» Exercise objective
Output the material beneath this task exactly, images excluded.

» Dataset section
▬▬▬▬▬▬
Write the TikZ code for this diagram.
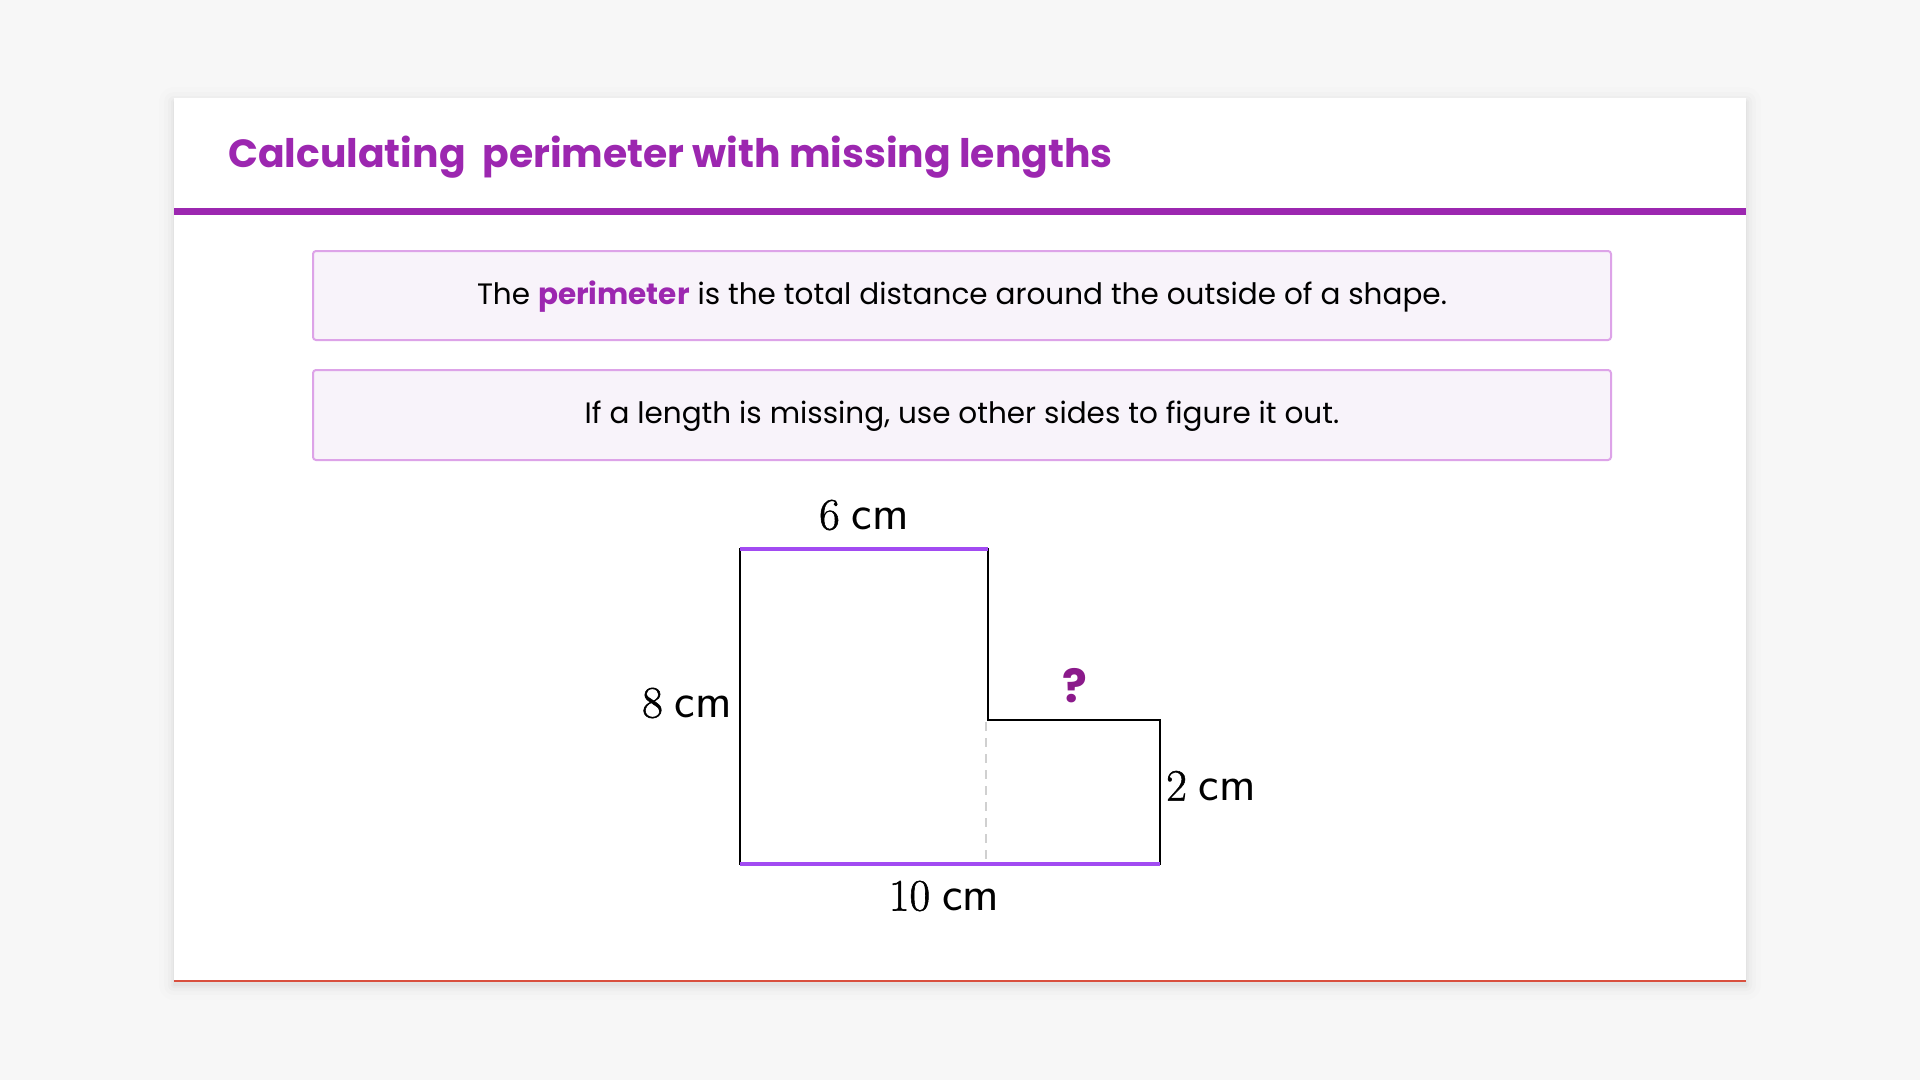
\documentclass[tikz,border=0pt]{standalone}
\usepackage{fontspec}
\setmainfont{Poppins}
\newfontfamily\lmr{Latin Modern Roman}[BoldFont={Latin Modern Roman},BoldFeatures={FakeBold=1.2}]
\newfontfamily\lms{Latin Modern Sans}
\usetikzlibrary{positioning}
\definecolor{pagebg}{HTML}{F7F7F7}
\definecolor{ttl}{HTML}{9C27B0}
\definecolor{boxfill}{HTML}{F8F3FA}
\definecolor{boxline}{HTML}{DDA3E8}
\definecolor{edgepurple}{HTML}{A24BF2}
\definecolor{qmark}{HTML}{8B1A8B}
\definecolor{dashgrey}{HTML}{D0D0D0}
\definecolor{redline}{HTML}{D9503F}
\newcommand{\dimtxt}[1]{{\lmr\bfseries\fontsize{45}{50}\selectfont #1}\hspace{12pt}{\lms\fontsize{49}{52}\selectfont cm}}
\begin{document}
\begin{tikzpicture}[x=1pt,y=-1pt,
  infobox/.style={draw=boxline,line width=2pt,fill=boxfill,rounded corners=3pt},
  infotext/.style={font=\fontsize{29.5}{34}\selectfont,text=black,inner sep=0pt},
  dimlabel/.style={inner sep=0pt},
  blackedge/.style={draw=black,line width=2.6pt,line cap=rect},
  purpleedge/.style={draw=edgepurple,line width=3.2pt},
]
\useasboundingbox (0,0) rectangle (1920,1080);
\fill[pagebg] (0,0) rectangle (1920,1080);
% card shadow
\foreach \i/\o in {1/0.025,3/0.02,6/0.015,10/0.01,15/0.006}{
  \fill[black,opacity=\o,rounded corners=\i pt] (174-\i,98-\i+4) rectangle (1746+\i,981+\i+4);
}
\fill[white] (174,98) rectangle (1746,981);
\draw[redline,line width=1.5pt] (174,981) -- (1746,981);
% title
\node[anchor=west,inner sep=0pt,text=ttl,font=\fontsize{39.3}{44}\selectfont\bfseries] (title) at (228,157) {Calculating\ \ perimeter with missing lengths};
\fill[ttl] (174,208) rectangle (1746,215);
% info boxes
\draw[infobox] (313,251) rectangle (1611,340);
\node[infotext] (t1) at (962,296.5) {The \textcolor{ttl}{\bfseries perimeter} is the total distance around the outside of a shape.};
\draw[infobox] (313,370) rectangle (1611,460);
\node[infotext] (t2) at (962,416) {If a length is missing, use other sides to figure it out.};
% shape
\coordinate (tl) at (740,549);
\coordinate (tr) at (988,549);
\coordinate (im) at (988,720);
\coordinate (sr) at (1160,720);
\coordinate (br) at (1160,864);
\coordinate (bl) at (740,864);
\coordinate (dtop) at (986,722);
\coordinate (dbot) at (986,864);
\draw[dashgrey,line width=1.5pt,dash pattern=on 9pt off 7pt] (dtop) -- (dbot);
\draw[blackedge] (tr) -- (im) -- (sr) -- (br);
\draw[blackedge] (bl) -- (tl);
\draw[purpleedge] (tl) -- (tr);
\draw[purpleedge] (bl) -- (br);
% labels
\node[dimlabel] (l6) at (864,515) {\dimtxt{6}};
\node[dimlabel,anchor=east] (l8) at (732,703) {\dimtxt{8}};
\node[dimlabel,anchor=west] (l2) at (1166,786) {\dimtxt{2}};
\node[dimlabel] (l10) at (944,896) {\dimtxt{10}};
\node[inner sep=0pt,text=qmark,font=\fontsize{46}{50}\selectfont\bfseries] (q) at (1075,686) {?};
\end{tikzpicture}
\end{document}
▬▬▬▬▬▬
» Written answer
Write the TikZ code for this diagram.
\documentclass[tikz,border=0pt]{standalone}
\usepackage{fontspec}
\setmainfont{Poppins}
\newfontfamily\lmr{Latin Modern Roman}[BoldFont={Latin Modern Roman},BoldFeatures={FakeBold=1.2}]
\newfontfamily\lms{Latin Modern Sans}
\usetikzlibrary{positioning}
\definecolor{pagebg}{HTML}{F7F7F7}
\definecolor{ttl}{HTML}{9C27B0}
\definecolor{boxfill}{HTML}{F8F3FA}
\definecolor{boxline}{HTML}{DDA3E8}
\definecolor{edgepurple}{HTML}{A24BF2}
\definecolor{qmark}{HTML}{8B1A8B}
\definecolor{dashgrey}{HTML}{D0D0D0}
\definecolor{redline}{HTML}{D9503F}
\newcommand{\dimtxt}[1]{{\lmr\bfseries\fontsize{45}{50}\selectfont #1}\hspace{12pt}{\lms\fontsize{49}{52}\selectfont cm}}
\begin{document}
\begin{tikzpicture}[x=1pt,y=-1pt,
  infobox/.style={draw=boxline,line width=2pt,fill=boxfill,rounded corners=3pt},
  infotext/.style={font=\fontsize{29.5}{34}\selectfont,text=black,inner sep=0pt},
  dimlabel/.style={inner sep=0pt},
  blackedge/.style={draw=black,line width=2.6pt,line cap=rect},
  purpleedge/.style={draw=edgepurple,line width=3.2pt},
]
\useasboundingbox (0,0) rectangle (1920,1080);
\fill[pagebg] (0,0) rectangle (1920,1080);
% card shadow
\foreach \i/\o in {1/0.025,3/0.02,6/0.015,10/0.01,15/0.006}{
  \fill[black,opacity=\o,rounded corners=\i pt] (174-\i,98-\i+4) rectangle (1746+\i,981+\i+4);
}
\fill[white] (174,98) rectangle (1746,981);
\draw[redline,line width=1.5pt] (174,981) -- (1746,981);
% title
\node[anchor=west,inner sep=0pt,text=ttl,font=\fontsize{39.3}{44}\selectfont\bfseries] (title) at (228,157) {Calculating\ \ perimeter with missing lengths};
\fill[ttl] (174,208) rectangle (1746,215);
% info boxes
\draw[infobox] (313,251) rectangle (1611,340);
\node[infotext] (t1) at (962,296.5) {The \textcolor{ttl}{\bfseries perimeter} is the total distance around the outside of a shape.};
\draw[infobox] (313,370) rectangle (1611,460);
\node[infotext] (t2) at (962,416) {If a length is missing, use other sides to figure it out.};
% shape
\coordinate (tl) at (740,549);
\coordinate (tr) at (988,549);
\coordinate (im) at (988,720);
\coordinate (sr) at (1160,720);
\coordinate (br) at (1160,864);
\coordinate (bl) at (740,864);
\coordinate (dtop) at (986,722);
\coordinate (dbot) at (986,864);
\draw[dashgrey,line width=1.5pt,dash pattern=on 9pt off 7pt] (dtop) -- (dbot);
\draw[blackedge] (tr) -- (im) -- (sr) -- (br);
\draw[blackedge] (bl) -- (tl);
\draw[purpleedge] (tl) -- (tr);
\draw[purpleedge] (bl) -- (br);
% labels
\node[dimlabel] (l6) at (864,515) {\dimtxt{6}};
\node[dimlabel,anchor=east] (l8) at (732,703) {\dimtxt{8}};
\node[dimlabel,anchor=west] (l2) at (1166,786) {\dimtxt{2}};
\node[dimlabel] (l10) at (944,896) {\dimtxt{10}};
\node[inner sep=0pt,text=qmark,font=\fontsize{46}{50}\selectfont\bfseries] (q) at (1075,686) {?};
\end{tikzpicture}
\end{document}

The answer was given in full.